• _What the task requires_:
Work out the number of lines containing "matplotlib". Answer with nothing but that number.

• _Data_:
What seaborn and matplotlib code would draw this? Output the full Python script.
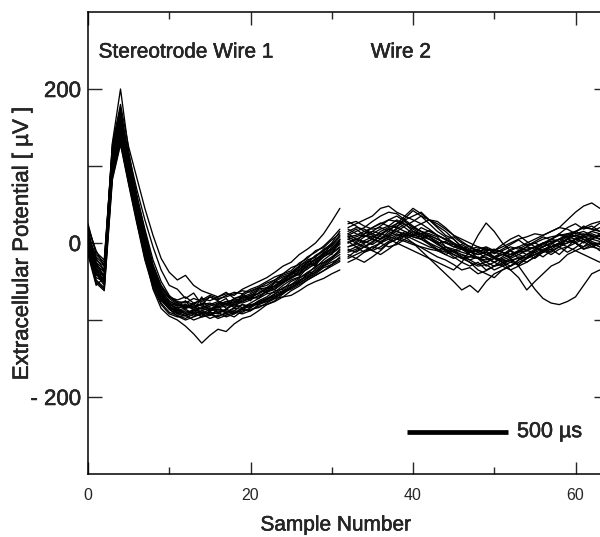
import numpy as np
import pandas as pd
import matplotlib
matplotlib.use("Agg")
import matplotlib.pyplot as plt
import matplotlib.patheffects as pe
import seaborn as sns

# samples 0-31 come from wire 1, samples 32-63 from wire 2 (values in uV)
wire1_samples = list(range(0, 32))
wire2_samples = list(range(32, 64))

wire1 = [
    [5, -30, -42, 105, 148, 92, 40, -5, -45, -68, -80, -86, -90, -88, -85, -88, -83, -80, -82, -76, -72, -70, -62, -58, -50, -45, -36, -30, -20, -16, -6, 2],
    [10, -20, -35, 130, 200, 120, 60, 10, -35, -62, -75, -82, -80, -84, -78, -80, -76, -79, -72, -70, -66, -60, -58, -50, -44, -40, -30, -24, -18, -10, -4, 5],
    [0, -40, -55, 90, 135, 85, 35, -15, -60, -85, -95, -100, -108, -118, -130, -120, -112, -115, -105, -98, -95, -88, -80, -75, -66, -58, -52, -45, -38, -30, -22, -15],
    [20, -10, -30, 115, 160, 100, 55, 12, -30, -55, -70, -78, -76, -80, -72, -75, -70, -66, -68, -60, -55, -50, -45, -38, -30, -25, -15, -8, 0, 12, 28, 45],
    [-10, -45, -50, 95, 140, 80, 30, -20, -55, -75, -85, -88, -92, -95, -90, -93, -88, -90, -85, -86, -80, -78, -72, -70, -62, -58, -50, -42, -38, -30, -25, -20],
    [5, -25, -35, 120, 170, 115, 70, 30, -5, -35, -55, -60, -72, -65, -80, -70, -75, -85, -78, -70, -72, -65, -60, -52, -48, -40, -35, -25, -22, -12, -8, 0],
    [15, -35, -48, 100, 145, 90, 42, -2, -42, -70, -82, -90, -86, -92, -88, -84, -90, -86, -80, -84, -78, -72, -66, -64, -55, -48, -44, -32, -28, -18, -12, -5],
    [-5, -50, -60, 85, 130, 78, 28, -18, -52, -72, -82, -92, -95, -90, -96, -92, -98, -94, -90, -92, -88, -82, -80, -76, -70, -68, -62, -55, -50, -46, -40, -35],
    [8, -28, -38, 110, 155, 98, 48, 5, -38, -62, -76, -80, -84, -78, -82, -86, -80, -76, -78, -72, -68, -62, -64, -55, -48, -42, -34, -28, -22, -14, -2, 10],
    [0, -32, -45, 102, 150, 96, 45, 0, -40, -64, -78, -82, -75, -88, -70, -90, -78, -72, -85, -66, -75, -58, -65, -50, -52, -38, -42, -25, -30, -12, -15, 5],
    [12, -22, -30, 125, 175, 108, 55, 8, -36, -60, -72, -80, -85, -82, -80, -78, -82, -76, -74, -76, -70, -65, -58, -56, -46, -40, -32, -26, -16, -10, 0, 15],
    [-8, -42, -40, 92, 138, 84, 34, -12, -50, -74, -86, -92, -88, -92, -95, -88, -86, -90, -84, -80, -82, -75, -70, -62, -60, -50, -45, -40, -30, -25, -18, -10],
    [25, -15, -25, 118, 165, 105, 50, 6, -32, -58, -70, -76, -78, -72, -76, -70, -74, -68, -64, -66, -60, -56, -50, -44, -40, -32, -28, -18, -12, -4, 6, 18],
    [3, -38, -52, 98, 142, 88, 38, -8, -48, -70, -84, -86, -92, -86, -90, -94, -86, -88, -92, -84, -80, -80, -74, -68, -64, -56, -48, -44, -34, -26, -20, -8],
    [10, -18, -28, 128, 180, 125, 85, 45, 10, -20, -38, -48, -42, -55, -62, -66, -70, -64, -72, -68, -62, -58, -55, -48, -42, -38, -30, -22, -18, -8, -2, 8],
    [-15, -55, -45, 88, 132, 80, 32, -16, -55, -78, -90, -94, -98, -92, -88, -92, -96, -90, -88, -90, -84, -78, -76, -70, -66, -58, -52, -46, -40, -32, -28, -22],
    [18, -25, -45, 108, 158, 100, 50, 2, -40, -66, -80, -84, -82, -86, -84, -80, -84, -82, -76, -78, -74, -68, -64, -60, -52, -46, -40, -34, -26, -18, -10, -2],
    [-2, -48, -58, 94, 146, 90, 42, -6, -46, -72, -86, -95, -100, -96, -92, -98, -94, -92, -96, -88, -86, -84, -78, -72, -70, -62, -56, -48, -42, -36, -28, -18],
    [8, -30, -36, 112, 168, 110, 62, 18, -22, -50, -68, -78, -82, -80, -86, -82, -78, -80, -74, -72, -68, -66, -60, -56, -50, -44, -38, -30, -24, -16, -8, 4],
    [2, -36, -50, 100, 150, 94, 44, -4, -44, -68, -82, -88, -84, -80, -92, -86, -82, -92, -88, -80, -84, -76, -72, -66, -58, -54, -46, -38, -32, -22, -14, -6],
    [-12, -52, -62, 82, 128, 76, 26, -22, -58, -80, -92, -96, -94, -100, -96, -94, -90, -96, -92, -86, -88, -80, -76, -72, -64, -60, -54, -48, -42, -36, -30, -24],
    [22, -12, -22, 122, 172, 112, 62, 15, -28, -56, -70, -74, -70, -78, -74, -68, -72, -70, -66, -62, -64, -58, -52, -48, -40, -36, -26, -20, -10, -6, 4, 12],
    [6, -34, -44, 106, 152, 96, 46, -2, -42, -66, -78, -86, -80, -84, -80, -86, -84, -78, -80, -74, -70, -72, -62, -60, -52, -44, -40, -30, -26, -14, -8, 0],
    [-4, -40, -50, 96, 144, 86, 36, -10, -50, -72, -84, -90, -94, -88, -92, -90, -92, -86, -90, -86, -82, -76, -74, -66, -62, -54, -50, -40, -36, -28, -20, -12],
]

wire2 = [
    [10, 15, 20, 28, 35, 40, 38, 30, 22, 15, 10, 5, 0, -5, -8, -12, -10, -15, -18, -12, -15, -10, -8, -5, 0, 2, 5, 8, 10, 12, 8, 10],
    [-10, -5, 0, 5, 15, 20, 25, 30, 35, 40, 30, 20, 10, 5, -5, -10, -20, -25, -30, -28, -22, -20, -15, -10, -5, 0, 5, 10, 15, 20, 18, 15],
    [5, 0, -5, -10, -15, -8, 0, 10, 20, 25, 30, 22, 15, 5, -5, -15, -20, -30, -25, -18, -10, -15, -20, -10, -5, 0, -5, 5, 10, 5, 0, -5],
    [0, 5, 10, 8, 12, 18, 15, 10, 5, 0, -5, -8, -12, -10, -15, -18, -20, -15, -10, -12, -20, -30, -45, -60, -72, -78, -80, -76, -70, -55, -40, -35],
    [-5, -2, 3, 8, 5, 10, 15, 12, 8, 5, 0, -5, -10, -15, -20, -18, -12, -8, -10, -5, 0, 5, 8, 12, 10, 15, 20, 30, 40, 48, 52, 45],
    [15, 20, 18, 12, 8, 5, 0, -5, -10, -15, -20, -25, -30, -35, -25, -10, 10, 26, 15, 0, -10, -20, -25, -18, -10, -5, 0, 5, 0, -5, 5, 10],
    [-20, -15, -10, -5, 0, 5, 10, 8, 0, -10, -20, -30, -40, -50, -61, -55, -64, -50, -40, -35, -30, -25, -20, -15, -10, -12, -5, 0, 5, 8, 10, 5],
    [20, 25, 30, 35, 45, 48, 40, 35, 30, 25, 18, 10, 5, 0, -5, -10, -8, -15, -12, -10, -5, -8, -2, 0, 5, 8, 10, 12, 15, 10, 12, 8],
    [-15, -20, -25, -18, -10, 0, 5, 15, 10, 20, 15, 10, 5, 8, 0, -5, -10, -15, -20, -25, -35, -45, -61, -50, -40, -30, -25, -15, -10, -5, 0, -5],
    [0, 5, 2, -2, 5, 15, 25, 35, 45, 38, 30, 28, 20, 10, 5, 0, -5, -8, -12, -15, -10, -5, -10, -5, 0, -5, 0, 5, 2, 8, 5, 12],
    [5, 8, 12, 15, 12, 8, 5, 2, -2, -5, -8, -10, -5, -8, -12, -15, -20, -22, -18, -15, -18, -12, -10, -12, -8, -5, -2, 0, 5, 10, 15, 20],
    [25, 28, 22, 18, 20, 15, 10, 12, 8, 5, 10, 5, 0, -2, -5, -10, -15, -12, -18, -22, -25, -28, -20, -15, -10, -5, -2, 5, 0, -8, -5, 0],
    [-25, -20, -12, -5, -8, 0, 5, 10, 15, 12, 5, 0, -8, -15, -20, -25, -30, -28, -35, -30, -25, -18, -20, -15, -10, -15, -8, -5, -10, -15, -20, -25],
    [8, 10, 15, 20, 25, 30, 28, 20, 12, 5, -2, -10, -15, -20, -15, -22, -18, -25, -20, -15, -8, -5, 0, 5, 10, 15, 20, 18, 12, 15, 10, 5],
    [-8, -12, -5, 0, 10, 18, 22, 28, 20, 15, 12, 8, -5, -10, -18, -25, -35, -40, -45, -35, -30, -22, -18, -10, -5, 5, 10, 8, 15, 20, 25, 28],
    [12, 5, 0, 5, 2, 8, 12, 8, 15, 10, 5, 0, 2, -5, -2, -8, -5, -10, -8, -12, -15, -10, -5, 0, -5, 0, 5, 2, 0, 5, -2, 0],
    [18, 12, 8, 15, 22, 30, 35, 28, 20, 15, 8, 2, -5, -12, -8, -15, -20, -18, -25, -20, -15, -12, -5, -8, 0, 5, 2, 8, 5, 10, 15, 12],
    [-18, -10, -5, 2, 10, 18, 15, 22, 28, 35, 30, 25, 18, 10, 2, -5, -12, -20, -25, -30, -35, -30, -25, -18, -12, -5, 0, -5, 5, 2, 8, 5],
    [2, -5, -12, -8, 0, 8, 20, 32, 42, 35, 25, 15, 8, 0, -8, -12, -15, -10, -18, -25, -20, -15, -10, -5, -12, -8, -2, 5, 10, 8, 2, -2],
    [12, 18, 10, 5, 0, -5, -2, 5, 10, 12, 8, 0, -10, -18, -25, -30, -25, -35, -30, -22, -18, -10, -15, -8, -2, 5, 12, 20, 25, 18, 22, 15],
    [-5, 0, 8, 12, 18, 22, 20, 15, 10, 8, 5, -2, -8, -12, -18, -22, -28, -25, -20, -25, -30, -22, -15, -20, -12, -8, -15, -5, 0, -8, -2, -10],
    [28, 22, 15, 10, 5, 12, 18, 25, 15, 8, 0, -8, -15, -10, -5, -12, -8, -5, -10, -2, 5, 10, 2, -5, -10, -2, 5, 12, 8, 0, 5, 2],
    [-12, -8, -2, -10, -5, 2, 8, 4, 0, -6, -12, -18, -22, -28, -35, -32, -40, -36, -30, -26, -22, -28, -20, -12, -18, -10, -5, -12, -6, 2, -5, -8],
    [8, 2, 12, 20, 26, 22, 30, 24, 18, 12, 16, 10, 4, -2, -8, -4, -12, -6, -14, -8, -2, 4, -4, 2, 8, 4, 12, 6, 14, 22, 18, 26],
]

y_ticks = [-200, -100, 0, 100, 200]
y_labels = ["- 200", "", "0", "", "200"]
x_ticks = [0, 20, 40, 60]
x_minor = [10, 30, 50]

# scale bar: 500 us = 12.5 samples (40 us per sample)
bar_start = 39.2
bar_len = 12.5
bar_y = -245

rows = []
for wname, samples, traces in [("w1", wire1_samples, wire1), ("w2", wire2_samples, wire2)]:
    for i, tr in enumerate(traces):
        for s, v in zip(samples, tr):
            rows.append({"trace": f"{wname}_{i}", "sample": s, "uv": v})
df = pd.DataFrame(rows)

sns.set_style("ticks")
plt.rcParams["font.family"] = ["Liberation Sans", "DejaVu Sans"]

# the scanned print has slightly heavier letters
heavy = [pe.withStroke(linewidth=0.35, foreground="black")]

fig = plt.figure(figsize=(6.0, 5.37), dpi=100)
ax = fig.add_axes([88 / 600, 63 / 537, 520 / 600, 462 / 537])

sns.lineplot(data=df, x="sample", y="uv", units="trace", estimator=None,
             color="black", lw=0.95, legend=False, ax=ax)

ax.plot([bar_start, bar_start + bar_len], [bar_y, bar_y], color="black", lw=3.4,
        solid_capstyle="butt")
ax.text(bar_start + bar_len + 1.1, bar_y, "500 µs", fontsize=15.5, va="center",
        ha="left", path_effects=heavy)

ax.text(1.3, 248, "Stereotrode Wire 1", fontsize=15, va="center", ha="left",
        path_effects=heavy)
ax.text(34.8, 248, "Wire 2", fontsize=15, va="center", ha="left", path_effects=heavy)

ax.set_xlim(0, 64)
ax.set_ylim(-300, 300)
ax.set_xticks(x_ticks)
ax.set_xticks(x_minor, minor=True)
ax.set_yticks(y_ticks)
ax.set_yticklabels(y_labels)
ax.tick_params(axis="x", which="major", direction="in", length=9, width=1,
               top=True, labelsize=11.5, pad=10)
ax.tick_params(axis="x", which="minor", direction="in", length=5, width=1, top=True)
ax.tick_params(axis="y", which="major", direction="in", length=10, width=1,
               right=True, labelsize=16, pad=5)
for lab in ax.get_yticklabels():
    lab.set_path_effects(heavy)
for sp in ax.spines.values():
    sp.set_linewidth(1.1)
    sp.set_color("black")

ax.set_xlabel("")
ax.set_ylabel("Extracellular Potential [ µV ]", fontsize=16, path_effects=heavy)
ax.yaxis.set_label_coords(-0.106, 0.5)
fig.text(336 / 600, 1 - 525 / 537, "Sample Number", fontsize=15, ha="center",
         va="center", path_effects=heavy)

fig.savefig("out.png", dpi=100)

• _Solution to this exercise_:
5